Some 34% of Australians responded saying they would cut back on technology purchases. Despite news headlines highlighting the steadily increasing cost of living and inflation, combined with news around breaches impacting Australians, 10% of Australians say they would willingly click on questionable link offering them a good deal on technology products to help cut costs.
This is particularly dire when you consider what a bumper few months it has been for Australians, with the high profile and very successful hacks of Optus and Medibank databases. We are potentially looking at highly specific spear phishing campaigns.
“There is little doubt that recent widespread security issues across Australia are weighing on the minds of shoppers,” said Mark Gorrie, Norton Senior Director APAC, at Gen. “This holiday shopping season we’d expect people to be more aware of the issues of cybercrime, vigilance is needed around offers that seem too good to be true, it’s so important that people use caution when shopping, as they may be tempted to visit unfamiliar sites or use links in their social media without having the software to flag risks or help keep their data and devices safer.”
About 1 in 3 Australians surveyed (34%) say that they have fallen victim to scams when shopping online during the holiday season, with victims reporting that, on average, they’ve lost $566 as a result. With the expansion of technology into nearly all facets of daily life and first-hand experience with online scams, Australians aren’t strangers to threats in their online interactions. Other findings from the report showed that:
Almost 9 in 10 Australians surveyed (87%) would not be willing to click on a questionable link offering a good deal on technology products or a reduced energy bill to help cut costs due to inflation/rising cost of living.
Only 17% of Australians surveyed said they would be willing to share their own personal information or that of a friend or family member such as their name, email or birthdate to get a high demand gift or toy over the holiday season.
Almost a third of Australians surveyed (32%) are very concerned their personal details such as address, credit card details, email, etc. will be compromised when shopping online during the holiday season.
34% of Australians surveyed say they are very likely to check a retailer’s social media presence to determine if they are authentic, to help protect against potential cybercrime during the holiday season.

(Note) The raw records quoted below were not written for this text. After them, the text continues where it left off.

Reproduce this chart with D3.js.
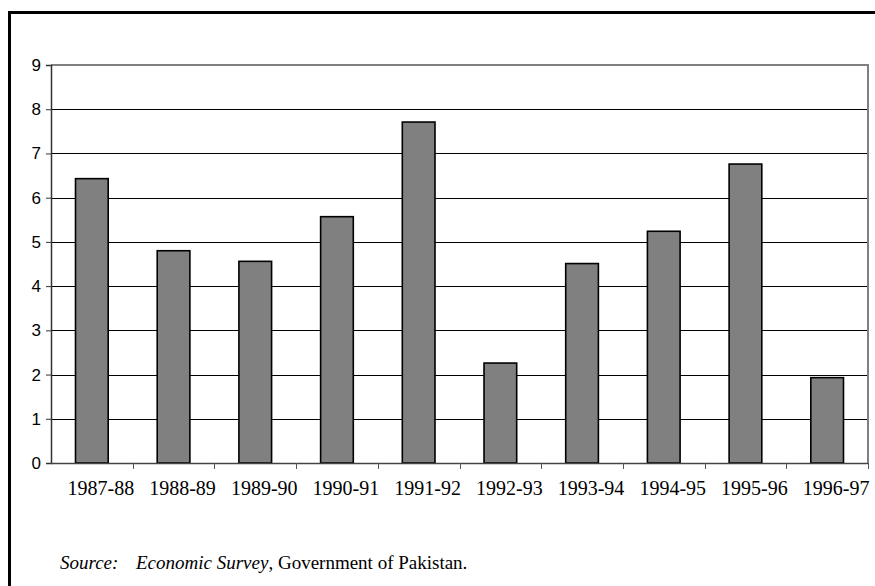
<!DOCTYPE html>
<html>
<head>
<meta charset="utf-8">
<script src="https://cdn.jsdelivr.net/npm/d3@7"></script>
<style>
  body { margin: 0; background: #fff; }
  svg { display: block; }
  .serif { font-family: "Liberation Serif", "Times New Roman", Times, serif; }
  .sans { font-family: "Liberation Sans", Arial, Helvetica, sans-serif; }
</style>
</head>
<body>
<svg id="viz"></svg>
<script>
// data
const years = ["1987-88", "1988-89", "1989-90", "1990-91", "1991-92",
               "1992-93", "1993-94", "1994-95", "1995-96", "1996-97"];
const growth = [6.43, 4.80, 4.56, 5.57, 7.71, 2.26, 4.51, 5.24, 6.76, 1.93];
const yTicks = [0, 1, 2, 3, 4, 5, 6, 7, 8, 9];

const width = 875, height = 586;
const svg = d3.select("#viz").attr("width", width).attr("height", height);

// plot area
const plotL = 51, plotR = 868, plotT = 65, plotB = 463;

const x = d3.scaleBand().domain(years).range([plotL, plotR]).paddingInner(0).paddingOuter(0);
const y = d3.scaleLinear().domain([0, 9]).range([plotB, plotT]);

// outer frame
svg.append("rect")
   .attr("x", 9.5).attr("y", 12.5)
   .attr("width", 1000).attr("height", 1000)
   .attr("fill", "none")
   .attr("stroke", "#000")
   .attr("stroke-width", 3);

// gridlines
svg.append("g")
   .selectAll("line")
   .data(yTicks.filter(d => d > 0 && d < 9))
   .join("line")
   .attr("x1", plotL).attr("x2", plotR)
   .attr("y1", d => Math.round(y(d)) + 0.5)
   .attr("y2", d => Math.round(y(d)) + 0.5)
   .attr("stroke", "#000")
   .attr("stroke-width", 1);

// plot border top / right (gray)
svg.append("path")
   .attr("d", `M${plotL},${plotT}H${plotR}V${plotB}`)
   .attr("fill", "none")
   .attr("stroke", "#808080")
   .attr("stroke-width", 2);

// bars
const bw = x.bandwidth() * 0.4;
svg.append("g")
   .selectAll("rect")
   .data(years)
   .join("rect")
   .attr("x", d => x(d) + (x.bandwidth() - bw) / 2)
   .attr("y", (d, i) => y(growth[i]))
   .attr("width", bw)
   .attr("height", (d, i) => y(0) - y(growth[i]))
   .attr("fill", "#808080")
   .attr("stroke", "#000")
   .attr("stroke-width", 1.6);

// y axis
const yAxis = svg.append("g")
   .attr("transform", `translate(${plotL},0)`)
   .call(d3.axisLeft(y).tickValues(yTicks).tickSize(5).tickFormat(d3.format("d")));
yAxis.attr("font-family", null).attr("font-size", null);
yAxis.select(".domain").attr("stroke", "#333").attr("stroke-width", 1.5);
yAxis.selectAll(".tick line").attr("stroke", "#333");
yAxis.selectAll("text")
   .attr("class", "sans")
   .style("font-size", "17px")
   .attr("fill", "#000")
   .attr("x", -10);

// x axis
const xAxis = svg.append("g")
   .attr("transform", `translate(0,${plotB})`);
xAxis.append("line")
   .attr("x1", plotL).attr("x2", plotR)
   .attr("y1", 0.5).attr("y2", 0.5)
   .attr("stroke", "#444").attr("stroke-width", 1.5);
xAxis.selectAll(".tk")
   .data(years)
   .join("line")
   .attr("class", "tk")
   .attr("x1", d => Math.round(x(d) + x.bandwidth()) + 0.5)
   .attr("x2", d => Math.round(x(d) + x.bandwidth()) + 0.5)
   .attr("y1", 0).attr("y2", 6)
   .attr("stroke", "#555");
xAxis.selectAll(".lbl")
   .data(years)
   .join("text")
   .attr("class", "lbl serif")
   .attr("x", d => x(d) + x.bandwidth() / 2 + 9)
   .attr("y", 32)
   .attr("text-anchor", "middle")
   .style("font-size", "20px")
   .text(d => d);

// source note (tab-like gap after "Source:")
const note = svg.append("g").attr("class", "serif").style("font-size", "19px");
note.append("text")
   .attr("x", 60).attr("y", 569)
   .style("font-style", "italic")
   .text("Source:");
const rest = note.append("text")
   .attr("x", 136).attr("y", 569);
rest.append("tspan").style("font-style", "italic").text("Economic Survey");
rest.append("tspan").text(", Government of Pakistan.");
</script>
</body>
</html>
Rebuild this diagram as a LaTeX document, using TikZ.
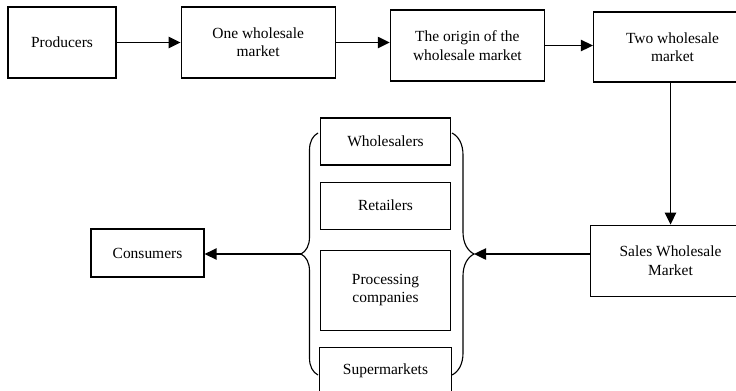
\documentclass[tikz,border=0pt]{standalone}
\usepackage{fontspec}
\setmainfont{Liberation Serif}
\usetikzlibrary{arrows.meta, positioning, decorations.pathreplacing}

\begin{document}
\begin{tikzpicture}[
    x=0.025cm, y=-0.025cm,
    every node/.style={font=\fontsize{11}{13}\selectfont},
    block/.style={rectangle, draw, line width=0.8pt, inner sep=2pt, align=center, minimum height=1.775cm},
    arrow/.style={-{Triangle[length=3mm, width=2.8mm]}, line width=1.3pt},
    curly/.style={decorate, decoration={brace, amplitude=#1}, line width=0.8pt}
]
\useasboundingbox (0,0) rectangle (736,390);

% top row
\node[block, minimum width=2.7cm] (prod) at (62,42.5) {Producers};
\node[block, minimum width=3.85cm, right=1.6cm of prod] (one) {One wholesale\\market};
\node[block, minimum width=3.85cm, right=1.35cm of one, yshift=-0.075cm] (origin) {The origin of the\\wholesale market};
\node[block, minimum width=3.95cm, minimum height=1.75cm, right=1.2cm of origin, yshift=-0.0375cm] (two) {Two wholesale\\market};
\node[block, minimum width=4cm, below=3.55cm of two, xshift=-0.05cm] (sales) {Sales Wholesale\\Market};

% buyers
\node[block, minimum width=3.25cm, minimum height=1.175cm] (whole) at (385.5,141.5) {Wholesalers};
\node[block, minimum width=3.25cm, minimum height=1.175cm, below=0.4cm of whole] (retail) {Retailers};
\node[block, minimum width=3.25cm, minimum height=2cm, below=0.5cm of retail] (proc) {Processing\\companies};
\node[block, minimum width=3.3cm, minimum height=1.175cm, below=0.4cm of proc] (super) {Supermarkets};
\node[block, minimum width=2.825cm, minimum height=1.2cm] (cons) at (147.5,253) {Consumers};

% braces
\coordinate (lbtop) at (318,133);
\coordinate (lbbot) at (318,375);
\coordinate (rbtop) at (452,133);
\coordinate (rbbot) at (452,375);
\coordinate (lbtip) at (301,254);
\coordinate (rbtip) at (474,254);
\draw[curly=0.425cm] (lbbot) -- (lbtop);
\draw[curly=0.55cm] (rbtop) -- (rbbot);

\draw[arrow] (prod.east) -- (prod.east -| one.west);
\draw[arrow] (one.east) -- (one.east -| origin.west);
\draw[arrow] (origin.east) -- (origin.east -| two.west);
\draw[arrow] (sales.north |- two.south) -- (sales.north);
\draw[arrow] (sales.west |- rbtip) -- (rbtip);
\draw[arrow] (lbtip) -- (cons.east |- lbtip);

\end{tikzpicture}
\end{document}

Of those surveyed who have fallen victim to scams during the holiday season, 49% say that these scams occurred via email, 32% on social media, 28% via text or on a third-party website and 26% via a phone call. Of these scam victims, 78% lost money as a result.
Many Australians opting for prioritizing mental health by changing online behaviours over holiday period
The Norton research also suggests most Australian adults plan to take action to protect their mental health during the holidays, which for some includes modifying their online behaviours, including media and online news consumption.
Aussies are thinking ahead, planning to prioritise managing their mental health during the upcoming holiday season. More than 4 in 5 surveyed (81%) plan to take at least one action to manage their mental health, most typically by spending time outdoors (58%), reading books (37%), and/or reconnecting with friends / family using social media (34%).
However, many surveyed report that their mental health management will include adjustments to their online behaviour – consuming more positive social media content (22%), disconnecting from social media altogether (18%), muting or unfollowing certain individuals or influencers on social media (16%), or muting or unfollowing online news (13%).
Data are weighted where necessary by age, gender, region, education, and urbanicity to bring them in line with their actual proportions in the population.
Respondents for this survey were selected from among those who have agreed to participate in our surveys. The sampling precision of Harris online polls is measured by using a Bayesian credible interval. For this study, the sample data is accurate to within + 3.3 percentage points using a 95% confidence level. This credible interval will be wider among subsets of the surveyed population of interest.